What does 'quarter-over-quarter annualized' actually mean?
QoQ annualized takes the growth in real GDP from one quarter to the next and projects it forward as if that growth rate continued for a full year. The math: ((current quarter GDP / previous quarter GDP)^4 − 1) × 100. So if real GDP grew 0.5% from Q1 to Q2, the annualized rate is approximately 2.0% (0.5% × 4, approximately). This convention exists because US headline GDP numbers are reported this way — Europeans and most other countries report year-over-year growth, but the US uses annualized QoQ. The trade-off: it makes individual quarters look more dramatic (a one-quarter surge or slump is amplified by the annualization), but it provides faster signal about turning points in the business cycle. Year-over-year GDP growth would be a smoother number but would lag turning points by several quarters.
What's the difference between 'real' and 'nominal' GDP?
Nominal GDP is the total dollar value of all goods and services produced; real GDP adjusts for inflation by valuing output in constant prices from a base year (currently 2017 chained dollars in the US data). Nominal GDP growth = real GDP growth + inflation, roughly. The series we track here — FRED GDPC1 — is the real series. Real GDP is what economists care about when discussing 'growth' because growing nominal GDP through inflation alone doesn't represent any underlying improvement in productive capacity or living standards. The chained-dollar methodology (introduced in 1996) further refines the calculation by accounting for shifting consumption patterns over time.
What's the 'two consecutive quarters of negative growth' recession rule, and is it real?
It's a popular heuristic but NOT the official definition of a recession. The National Bureau of Economic Research (NBER) — the official arbiter of US business cycle dates — uses a broader set of criteria including employment, income, industrial production, and retail sales, in addition to GDP. The 'two consecutive quarters' rule comes from a 1970s journalism convention that became widely cited but never formally codified. The Q1 2022 (-1.6%) and Q2 2022 (-0.6%) prints famously triggered debate about whether the US was 'in recession' — by the two-quarter rule yes, by NBER's actual criteria no. NBER ultimately did NOT date a recession for that period, and subsequent revisions showed the US economy had actually grown modestly in those quarters. The episode demonstrated that the two-quarter heuristic is a coarse proxy that can mislead in either direction.

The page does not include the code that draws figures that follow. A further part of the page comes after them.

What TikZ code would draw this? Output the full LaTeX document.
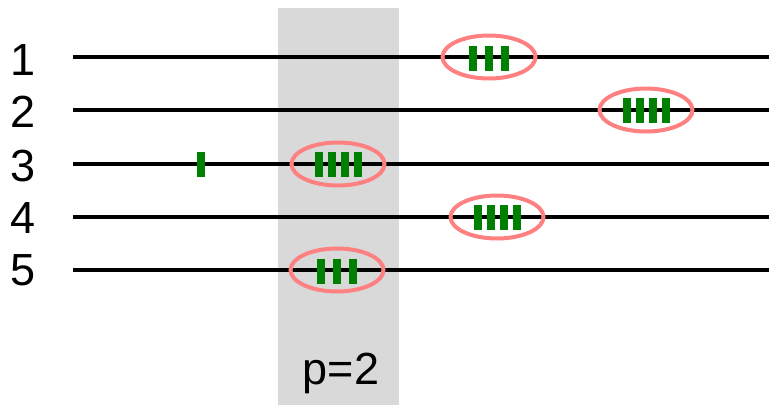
\documentclass[tikz,border=0pt]{standalone}
\usepackage{fontspec}
\setmainfont{Liberation Sans}
\definecolor{greyfill}{HTML}{D9D9D9}
\definecolor{ring}{HTML}{FF8080}
\definecolor{barg}{HTML}{008000}
\tikzset{
  rowline/.style={line width=3.4pt,black},
  ringe/.style={draw=ring,line width=4pt,ellipse,minimum width=93pt,minimum height=43pt,inner sep=0pt},
  tally/.style={fill=barg,draw=none,minimum width=8pt,minimum height=25pt,inner sep=0pt},
  lab/.style={font=\fontsize{45}{45}\selectfont,inner sep=0pt}
}
\usetikzlibrary{shapes.geometric}
\begin{document}
\begin{tikzpicture}[x=1pt,y=-1pt]
\useasboundingbox (0,0) rectangle (769,405);
\fill[greyfill] (278,8) rectangle (399,405);
\foreach \i/\y/\ty in {1/57/60,2/110/112,3/164/166,4/217/218,5/270/270}{
  \node[lab] (n\i) at (23,\ty) {\i};
  \coordinate (s\i) at (73,\y);
  \coordinate (e\i) at (769,\y);
  \draw[rowline] (s\i) -- (e\i);
}
\node[anchor=base,font=\fontsize{45}{45}\selectfont,inner sep=0pt] (p) at (341,384) {p=2};
% ellipses
\node[ringe] (r1) at (489,57) {};
\node[ringe] (r2) at (646,110) {};
\node[ringe] (r3) at (338,164) {};
\node[ringe] (r4) at (497,217) {};
\node[ringe] (r5) at (337,270) {};
% tallies
\foreach \dx [count=\k] in {-16,0,16}{
  \node[tally] (a\k) at (489+\dx,58) {};
  \node[tally] (b\k) at (337+\dx,271) {};
}
\foreach \dx [count=\k] in {-19.5,-6.5,6.5,19.5}{
  \node[tally] (c\k) at (646+\dx,110) {};
  \node[tally] (d\k) at (338+\dx,164) {};
  \node[tally] (f\k) at (497+\dx,217) {};
}
\node[tally] (g) at (201,164) {};
\end{tikzpicture}
\end{document}
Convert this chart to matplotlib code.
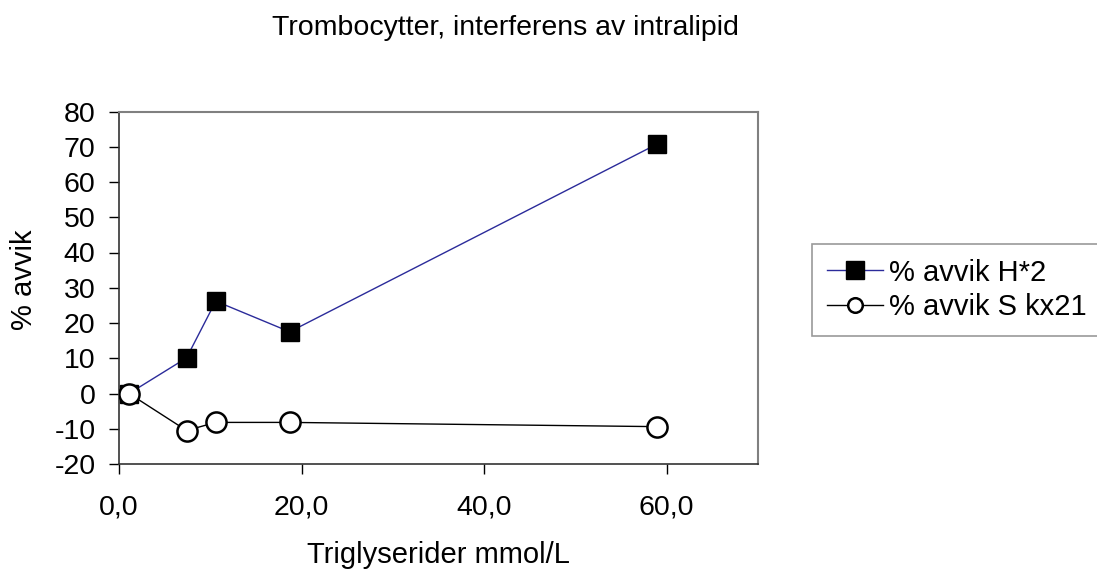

How is GDP actually measured?
Three different methodologies, theoretically equivalent. (1) Expenditure approach (the headline number) — sum of consumption, investment, government spending, and net exports (C + I + G + NX). (2) Income approach — sum of all wages, profits, rents, and taxes. (3) Production approach — sum of value-added across all industries. The expenditure approach is the headline figure because the BEA can measure it most quickly via consumer-spending surveys and trade data. The income approach (called GDI — Gross Domestic Income) is published separately and sometimes diverges from GDP; when the two diverge meaningfully, economists watch the gap closely as a signal that one or both estimates may be revised. GDP estimates are released roughly 30 days after the quarter ends (advance estimate), with revisions following at 60 days (second estimate), 90 days (third estimate), and again in the annual revision cycle.
What's potential GDP and why does the output gap matter?
Potential GDP is the level of output the US economy could produce if all resources (labor and capital) were employed at sustainable rates without producing inflation. The Congressional Budget Office publishes potential GDP estimates regularly. The 'output gap' is the difference between actual GDP and potential GDP — positive when the economy is running hot (above potential), negative when slack exists. The output gap matters because it's a key input to inflation forecasts: a persistent positive output gap tends to produce rising inflation, while a persistent negative gap tends toward disinflation. CBO estimates US potential GDP growth in the 1.7-1.9% range over the next decade, driven by labor force growth (~0.5%) plus productivity growth (~1.4%). If realized growth runs persistently above this, the economy is overheating; if persistently below, it's underperforming.